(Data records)
•••
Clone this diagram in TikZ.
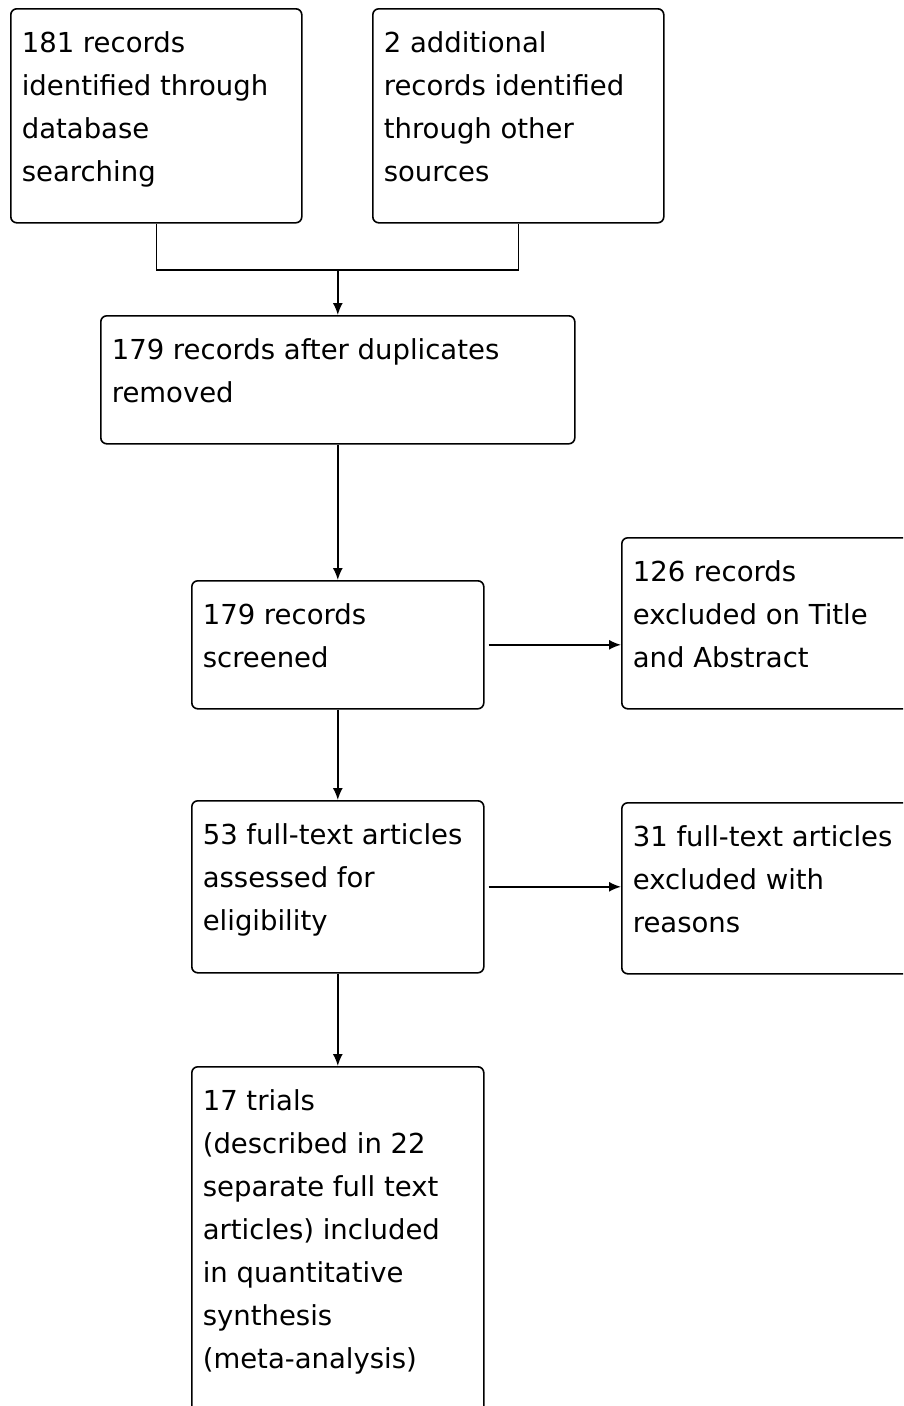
\documentclass[tikz,border=0pt]{standalone}
\usepackage{fontspec}
\setmainfont{DejaVu Sans}
\usetikzlibrary{arrows.meta, positioning}
\newcommand{\boxtext}[3]{\parbox[t][#2][t]{#1}{\raggedright #3}}

\begin{document}
\begin{tikzpicture}[x=1pt, y=-1pt,
  rbox/.style={draw, rounded corners=6pt, line width=1.6pt, anchor=north west, inner xsep=11pt, inner ysep=23pt, font=\fontsize{27.5}{43}\selectfont},
  flow/.style={line width=1.6pt, -{Latex[length=12pt, width=10pt]}}
]
  \useasboundingbox[fill=white] (0,0) rectangle (903,1406);
  \clip (0,0) rectangle (903,1406);

  \node[rbox] (records) at (10,8) {\boxtext{269pt}{168pt}{181 records\\identified through\\database\\searching}};
  \node[rbox] (extra) at (372,8) {\boxtext{269pt}{168pt}{2 additional\\records identified\\through other\\sources}};
  \node[rbox] (dedup) at (100,315) {\boxtext{452pt}{82pt}{179 records after duplicates\\removed}};
  \node[rbox] (screened) at (191,580) {\boxtext{270pt}{82pt}{179 records\\screened}};
  \node[rbox] (excl) at (621,537) {\boxtext{278pt}{125pt}{126 records\\excluded on Title\\and Abstract}};
  \node[rbox] (fulltext) at (191,800) {\boxtext{270pt}{126pt}{53 full-text articles\\assessed for\\eligibility}};
  \node[rbox] (exclft) at (621,802) {\boxtext{278pt}{125pt}{31 full-text articles\\excluded with\\reasons}};
  \node[rbox] (included) at (191,1066) {\boxtext{270pt}{314pt}{17 trials\\(described in 22\\separate full text\\articles) included\\in quantitative\\synthesis\\(meta-analysis)}};

  \coordinate (merge) at (dedup.north |- 0,270);
  \draw[line width=1.6pt] (records.south) |- (merge) -| (extra.south);
  \draw[flow] (merge) -- (dedup.north);
  \draw[flow] (dedup.south) -- (screened.north);
  \draw[flow] ([xshift=4pt]screened.east) -- (screened.east -| excl.west);
  \draw[flow] (screened.south) -- (fulltext.north);
  \draw[flow] ([xshift=4pt]fulltext.east) -- (fulltext.east -| exclft.west);
  \draw[flow] (fulltext.south) -- (included.north);
\end{tikzpicture}
\end{document}
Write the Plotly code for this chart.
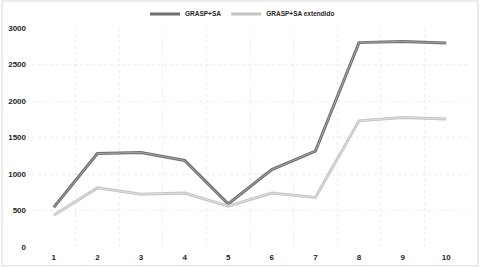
import plotly.graph_objects as go

categories = [1, 2, 3, 4, 5, 6, 7, 8, 9, 10]
tick_labels = ["1", "2", "3", "4", "5", "6", "7", "8", "9", "10"]
grasp_sa = [545, 1280, 1295, 1185, 590, 1060, 1315, 2800, 2815, 2795]
grasp_sa_ext = [435, 810, 722, 740, 560, 740, 678, 1728, 1775, 1752]
y_ticks = [0, 500, 1000, 1500, 2000, 2500, 3000]

font_b = dict(family="Liberation Sans", size=8, color="#262626", weight="bold")
font_leg = dict(family="Liberation Sans", size=6.5, color="#262626", weight="bold")

fig = go.Figure()
# series 1: outline + inner highlight
fig.add_trace(go.Scatter(x=categories, y=grasp_sa, mode="lines", name="GRASP+SA",
                         line=dict(color="#707070", width=3.0), legendgroup="a"))
fig.add_trace(go.Scatter(x=categories, y=grasp_sa, mode="lines", showlegend=False,
                         line=dict(color="#a4a4a4", width=1.0), legendgroup="a", hoverinfo="skip"))
# series 2
fig.add_trace(go.Scatter(x=categories, y=grasp_sa_ext, mode="lines", name="GRASP+SA extendido",
                         line=dict(color="#c4c4c4", width=3.0), legendgroup="b"))
fig.add_trace(go.Scatter(x=categories, y=grasp_sa_ext, mode="lines", showlegend=False,
                         line=dict(color="#e0e0e0", width=1.0), legendgroup="b", hoverinfo="skip"))

grid_x = [c - 0.5 for c in categories] + [categories[-1] + 0.5]

fig.update_layout(
    width=485, height=267,
    margin=dict(l=32, r=17, t=28, b=20, autoexpand=False),
    paper_bgcolor="white", plot_bgcolor="white",
    showlegend=True,
    legend=dict(orientation="h", xref="container", yref="container",
                x=0.5, xanchor="center", y=0.948, yanchor="middle",
                font=font_leg, bgcolor="rgba(0,0,0,0)", itemwidth=30, traceorder="normal"),
    xaxis=dict(range=[0.5, 10.5], tickvals=categories, ticktext=tick_labels,
               showgrid=False, zeroline=False, showline=False, ticks="", automargin=False,
               tickfont=font_b, ticklabelstandoff=4,
               minor=dict(tickvals=grid_x, showgrid=True, gridcolor="#eeeeee",
                          griddash="dot", gridwidth=1, ticks="")),
    yaxis=dict(range=[0, 3000], tickvals=y_ticks, showgrid=True, gridcolor="#eeeeee",
               griddash="dot", gridwidth=1, zeroline=False, showline=False, ticks="",
               automargin=False, tickfont=font_b, ticklabelstandoff=5),
    shapes=[dict(type="rect", xref="paper", yref="paper",
                 x0=-0.0688, x1=1.0229, y0=-0.086, y1=1.1235,
                 line=dict(color="#d9d9d9", width=1), layer="below")],
)

fig.write_html("out.html")
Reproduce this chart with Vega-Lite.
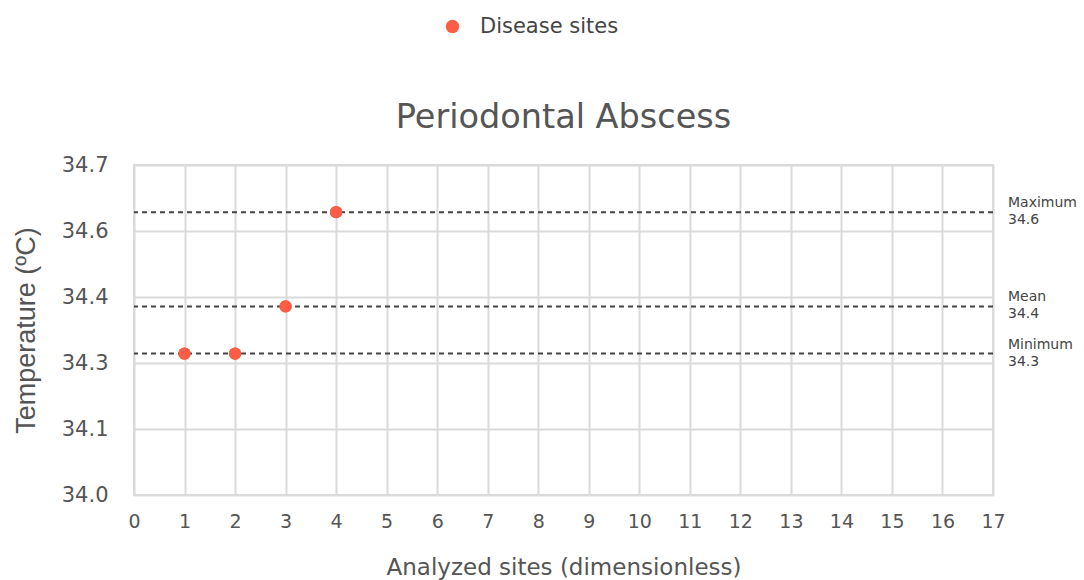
{
  "$schema": "https://vega.github.io/schema/vega-lite/v6.json",
  "width": 859,
  "height": 330,
  "autosize": {"type": "none"},
  "padding": {"left": 134, "top": 165, "right": 91, "bottom": 85},
  "background": "white",
  "config": {
    "font": "DejaVu Sans",
    "view": {"stroke": "#dadada", "strokeWidth": 2},
    "axis": {"gridColor": "#dadada", "gridWidth": 2, "domain": false, "ticks": false, "labelColor": "#555", "titleColor": "#555", "titleFontWeight": "normal"}
  },
  "title": {"text": "Periodontal Abscess", "fontSize": 33.5, "fontWeight": "normal", "color": "#555", "offset": 30, "dy": 149, "anchor": "middle"},
  "datasets": {
    "points": [
      {"site": 1, "temp": 34.3, "series": "Disease sites"},
      {"site": 2, "temp": 34.3, "series": "Disease sites"},
      {"site": 3, "temp": 34.4, "series": "Disease sites"},
      {"site": 4, "temp": 34.6, "series": "Disease sites"}
    ],
    "stats": [
      {"stat": "Maximum", "value": 34.6},
      {"stat": "Mean", "value": 34.4},
      {"stat": "Minimum", "value": 34.3}
    ]
  },
  "layer": [
    {
      "data": {"name": "points"},
      "mark": {"type": "circle", "size": 150, "opacity": 1},
      "encoding": {
        "x": {
          "field": "site", "type": "quantitative",
          "scale": {"domain": [0, 17], "nice": false, "zero": false},
          "axis": {"title": "Analyzed sites (dimensionless)", "grid": true, "values": [0,1,2,3,4,5,6,7,8,9,10,11,12,13,14,15,16,17], "labelFontSize": 19, "labelPadding": 17, "titleFontSize": 23, "titlePadding": 25, "labelFlush": false}
        },
        "y": {
          "field": "temp", "type": "quantitative",
          "scale": {"domain": [34.0, 34.7], "nice": false, "zero": false},
          "axis": {"title": "Temperature (ºC)", "titleFont": "Liberation Sans", "grid": true, "values": [34.0, 34.14, 34.28, 34.42, 34.56, 34.7], "format": ".1f", "labelFontSize": 21, "labelPadding": 26, "titleFontSize": 27, "titlePadding": 21, "labelFlush": false}
        },
        "color": {
          "field": "series", "type": "nominal",
          "scale": {"range": ["#fd5c45"]},
          "legend": {"title": null, "orient": "none", "legendX": 308, "legendY": -149, "labelFontSize": 21, "labelColor": "#444", "symbolType": "circle", "symbolSize": 180, "symbolOpacity": 1, "labelOffset": 17}
        }
      }
    },
    {
      "data": {"name": "stats"},
      "mark": {"type": "rule", "stroke": "#444", "strokeWidth": 2, "strokeDash": [5, 4]},
      "encoding": {
        "y": {"field": "value", "type": "quantitative"}
      }
    },
    {
      "data": {"name": "stats"},
      "mark": {"type": "text", "align": "left", "baseline": "middle", "dx": 15, "dy": -9, "fontSize": 14, "color": "#444"},
      "encoding": {
        "x": {"datum": 17},
        "y": {"field": "value", "type": "quantitative"},
        "text": {"field": "stat"}
      }
    },
    {
      "data": {"name": "stats"},
      "mark": {"type": "text", "align": "left", "baseline": "middle", "dx": 15, "dy": 8, "fontSize": 14, "color": "#444"},
      "encoding": {
        "x": {"datum": 17},
        "y": {"field": "value", "type": "quantitative"},
        "text": {"field": "value", "type": "quantitative", "format": ".1f"}
      }
    },
    {
      "data": {"name": "points"},
      "mark": {"type": "circle", "size": 150, "opacity": 1, "color": "#fd5c45"},
      "encoding": {
        "x": {"field": "site", "type": "quantitative"},
        "y": {"field": "temp", "type": "quantitative"}
      }
    }
  ]
}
•••
▶ Directions for this task:
Skip the pictures, please, and transcribe only the lines from the beginning of the material through the one that contains "(included) at (191,1066)".

▶ The solution:
Clone this diagram in TikZ.
\documentclass[tikz,border=0pt]{standalone}
\usepackage{fontspec}
\setmainfont{DejaVu Sans}
\usetikzlibrary{arrows.meta, positioning}
\newcommand{\boxtext}[3]{\parbox[t][#2][t]{#1}{\raggedright #3}}

\begin{document}
\begin{tikzpicture}[x=1pt, y=-1pt,
  rbox/.style={draw, rounded corners=6pt, line width=1.6pt, anchor=north west, inner xsep=11pt, inner ysep=23pt, font=\fontsize{27.5}{43}\selectfont},
  flow/.style={line width=1.6pt, -{Latex[length=12pt, width=10pt]}}
]
  \useasboundingbox[fill=white] (0,0) rectangle (903,1406);
  \clip (0,0) rectangle (903,1406);

  \node[rbox] (records) at (10,8) {\boxtext{269pt}{168pt}{181 records\\identified through\\database\\searching}};
  \node[rbox] (extra) at (372,8) {\boxtext{269pt}{168pt}{2 additional\\records identified\\through other\\sources}};
  \node[rbox] (dedup) at (100,315) {\boxtext{452pt}{82pt}{179 records after duplicates\\removed}};
  \node[rbox] (screened) at (191,580) {\boxtext{270pt}{82pt}{179 records\\screened}};
  \node[rbox] (excl) at (621,537) {\boxtext{278pt}{125pt}{126 records\\excluded on Title\\and Abstract}};
  \node[rbox] (fulltext) at (191,800) {\boxtext{270pt}{126pt}{53 full-text articles\\assessed for\\eligibility}};
  \node[rbox] (exclft) at (621,802) {\boxtext{278pt}{125pt}{31 full-text articles\\excluded with\\reasons}};
  \node[rbox] (included) at (191,1066) {\boxtext{270pt}{314pt}{17 trials\\(described in 22\\separate full text\\articles) included\\in quantitative\\synthesis\\(meta-analysis)}};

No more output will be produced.